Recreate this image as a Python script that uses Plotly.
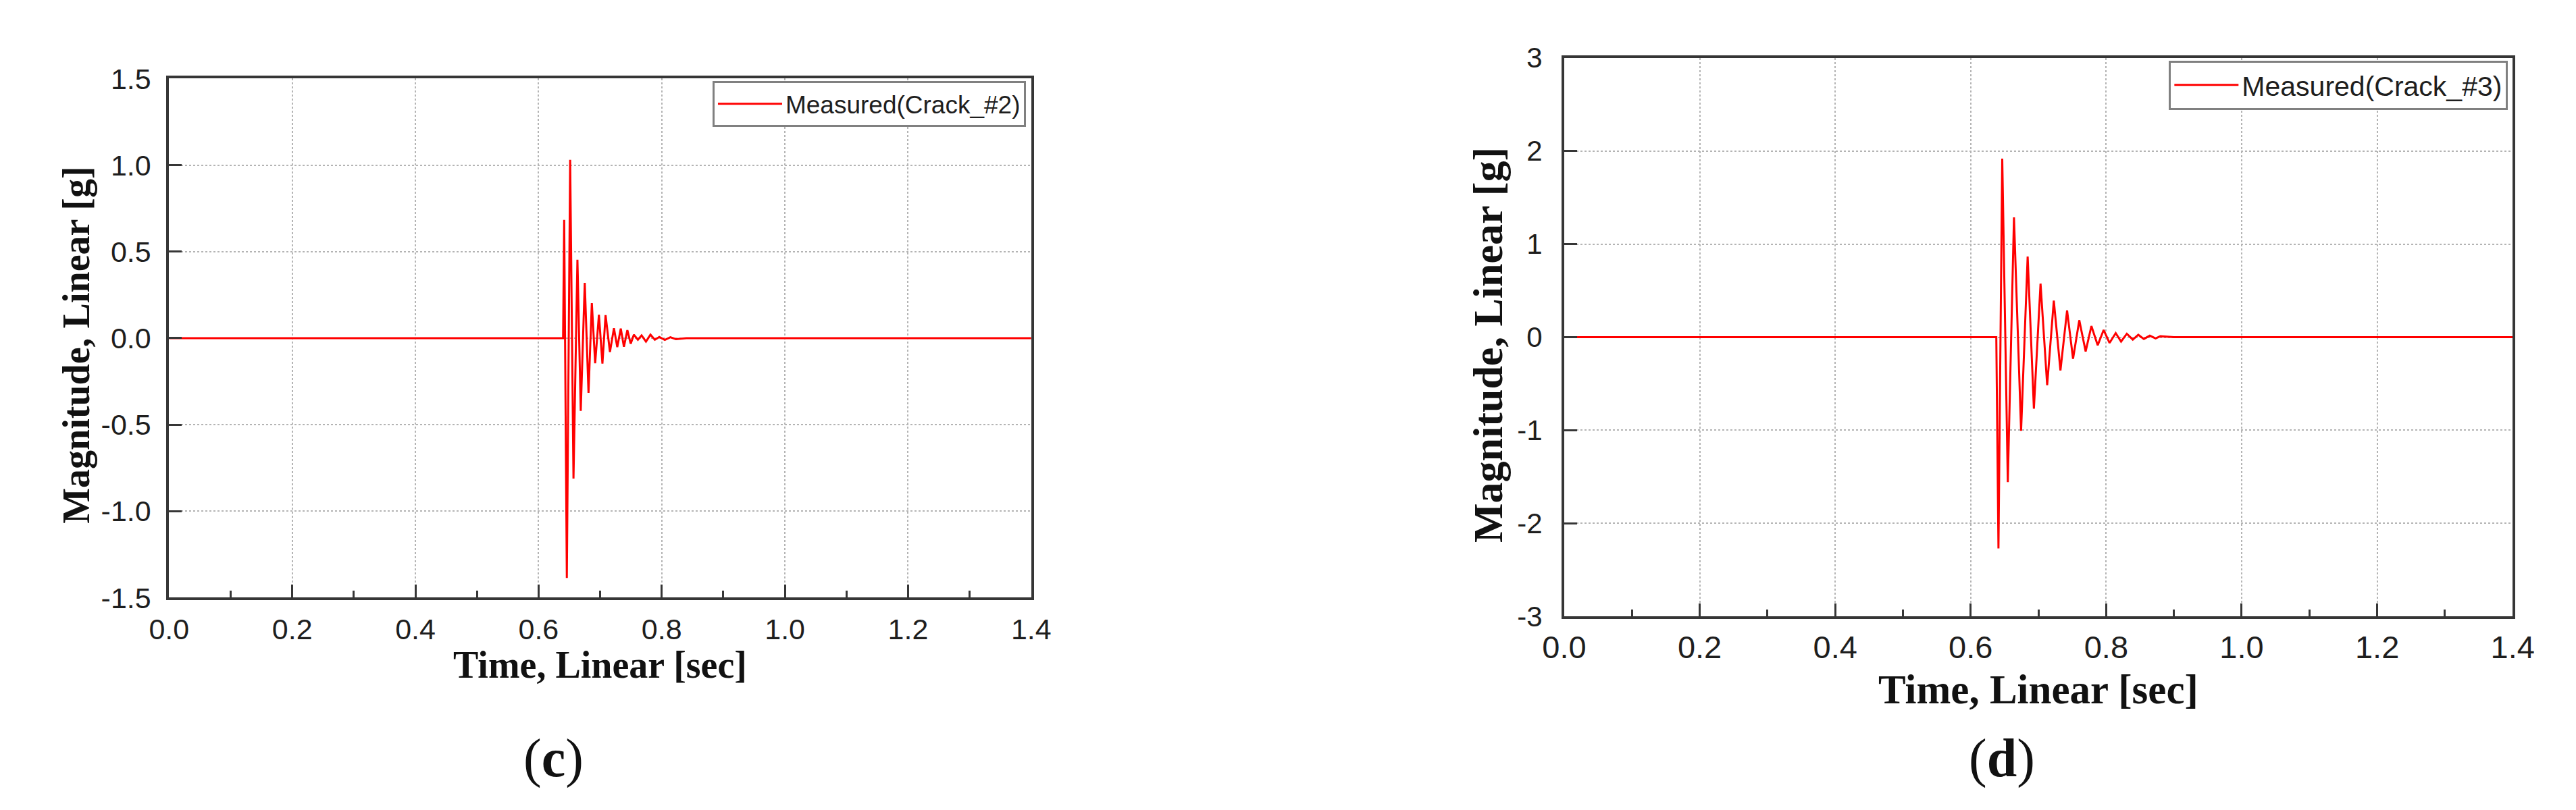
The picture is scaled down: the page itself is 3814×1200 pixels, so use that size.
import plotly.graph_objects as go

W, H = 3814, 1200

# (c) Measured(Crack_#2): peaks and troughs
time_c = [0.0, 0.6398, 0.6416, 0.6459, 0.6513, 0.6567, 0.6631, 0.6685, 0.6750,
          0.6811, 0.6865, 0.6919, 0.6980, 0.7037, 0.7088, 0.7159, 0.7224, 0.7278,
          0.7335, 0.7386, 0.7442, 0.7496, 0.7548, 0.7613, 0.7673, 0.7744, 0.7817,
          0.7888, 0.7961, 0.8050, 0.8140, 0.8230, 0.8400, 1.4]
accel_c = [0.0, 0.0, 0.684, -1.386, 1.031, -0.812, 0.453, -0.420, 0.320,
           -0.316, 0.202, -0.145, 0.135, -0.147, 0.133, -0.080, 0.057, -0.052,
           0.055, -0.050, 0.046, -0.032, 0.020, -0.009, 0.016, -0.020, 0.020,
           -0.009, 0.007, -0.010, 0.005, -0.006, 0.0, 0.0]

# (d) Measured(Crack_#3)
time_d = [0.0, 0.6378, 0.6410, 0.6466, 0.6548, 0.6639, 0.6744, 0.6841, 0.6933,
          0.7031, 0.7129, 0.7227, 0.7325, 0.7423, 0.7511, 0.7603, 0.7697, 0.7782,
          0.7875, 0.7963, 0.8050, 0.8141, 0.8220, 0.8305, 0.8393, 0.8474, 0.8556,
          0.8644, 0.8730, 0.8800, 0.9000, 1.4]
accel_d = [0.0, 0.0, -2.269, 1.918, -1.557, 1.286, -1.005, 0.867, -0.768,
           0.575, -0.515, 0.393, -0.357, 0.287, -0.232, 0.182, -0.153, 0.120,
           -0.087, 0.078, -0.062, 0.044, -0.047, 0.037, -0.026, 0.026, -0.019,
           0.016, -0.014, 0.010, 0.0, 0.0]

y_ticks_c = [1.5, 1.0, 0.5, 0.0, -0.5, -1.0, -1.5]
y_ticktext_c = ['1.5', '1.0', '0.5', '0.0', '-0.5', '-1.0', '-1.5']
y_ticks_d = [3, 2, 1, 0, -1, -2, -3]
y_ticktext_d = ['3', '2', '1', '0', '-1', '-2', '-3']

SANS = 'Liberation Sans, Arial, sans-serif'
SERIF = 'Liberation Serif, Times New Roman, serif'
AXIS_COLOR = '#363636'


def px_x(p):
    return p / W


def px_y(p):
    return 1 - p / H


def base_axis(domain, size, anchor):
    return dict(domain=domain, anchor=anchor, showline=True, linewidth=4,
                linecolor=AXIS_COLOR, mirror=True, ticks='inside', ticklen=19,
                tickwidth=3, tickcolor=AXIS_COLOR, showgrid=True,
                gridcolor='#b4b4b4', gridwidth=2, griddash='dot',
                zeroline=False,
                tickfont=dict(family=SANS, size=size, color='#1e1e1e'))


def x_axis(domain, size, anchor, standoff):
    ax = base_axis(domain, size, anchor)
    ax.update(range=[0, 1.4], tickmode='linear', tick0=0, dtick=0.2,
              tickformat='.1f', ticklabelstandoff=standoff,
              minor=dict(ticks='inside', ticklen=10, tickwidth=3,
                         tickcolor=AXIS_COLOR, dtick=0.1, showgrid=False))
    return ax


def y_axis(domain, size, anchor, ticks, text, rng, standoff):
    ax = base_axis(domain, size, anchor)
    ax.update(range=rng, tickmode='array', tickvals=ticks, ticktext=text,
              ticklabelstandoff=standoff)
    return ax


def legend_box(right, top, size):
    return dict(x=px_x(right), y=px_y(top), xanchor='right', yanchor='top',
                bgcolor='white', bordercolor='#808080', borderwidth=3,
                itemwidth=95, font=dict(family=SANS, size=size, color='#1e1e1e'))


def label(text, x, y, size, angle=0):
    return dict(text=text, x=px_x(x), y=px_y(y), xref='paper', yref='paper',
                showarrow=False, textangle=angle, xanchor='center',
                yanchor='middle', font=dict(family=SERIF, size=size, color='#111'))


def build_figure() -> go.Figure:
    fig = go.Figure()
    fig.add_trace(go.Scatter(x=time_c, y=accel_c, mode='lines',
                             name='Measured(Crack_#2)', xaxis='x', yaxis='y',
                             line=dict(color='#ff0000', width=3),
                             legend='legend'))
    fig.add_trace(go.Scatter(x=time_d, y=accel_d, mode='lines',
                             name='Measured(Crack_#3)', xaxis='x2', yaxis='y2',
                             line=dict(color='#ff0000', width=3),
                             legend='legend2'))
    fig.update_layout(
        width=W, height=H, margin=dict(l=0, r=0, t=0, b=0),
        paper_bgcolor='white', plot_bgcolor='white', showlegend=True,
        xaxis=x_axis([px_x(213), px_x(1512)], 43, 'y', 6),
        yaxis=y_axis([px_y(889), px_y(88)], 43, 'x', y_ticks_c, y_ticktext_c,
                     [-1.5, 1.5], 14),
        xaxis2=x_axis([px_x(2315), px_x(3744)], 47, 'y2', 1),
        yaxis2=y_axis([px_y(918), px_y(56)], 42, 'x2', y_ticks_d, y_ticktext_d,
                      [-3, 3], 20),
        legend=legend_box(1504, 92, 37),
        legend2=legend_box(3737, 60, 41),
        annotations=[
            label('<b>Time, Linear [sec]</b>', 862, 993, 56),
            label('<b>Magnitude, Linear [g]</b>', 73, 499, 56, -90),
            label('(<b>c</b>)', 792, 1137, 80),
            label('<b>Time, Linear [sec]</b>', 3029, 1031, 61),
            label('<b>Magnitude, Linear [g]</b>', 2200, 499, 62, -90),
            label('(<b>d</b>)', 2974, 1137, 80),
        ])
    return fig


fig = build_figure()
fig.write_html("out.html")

* * *

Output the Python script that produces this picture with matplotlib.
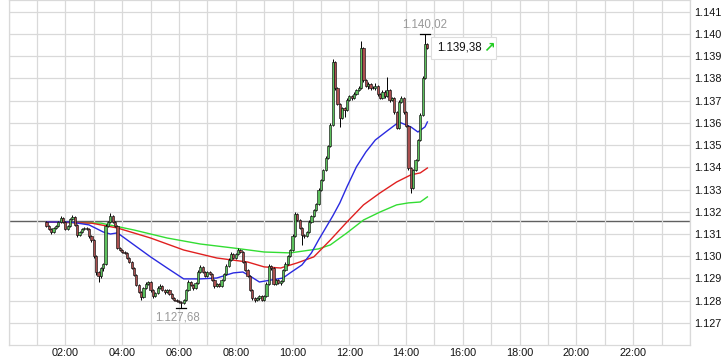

Exercise brief - State the count of lines above containing the string "Python", and add nothing to it.

Expected answer - 2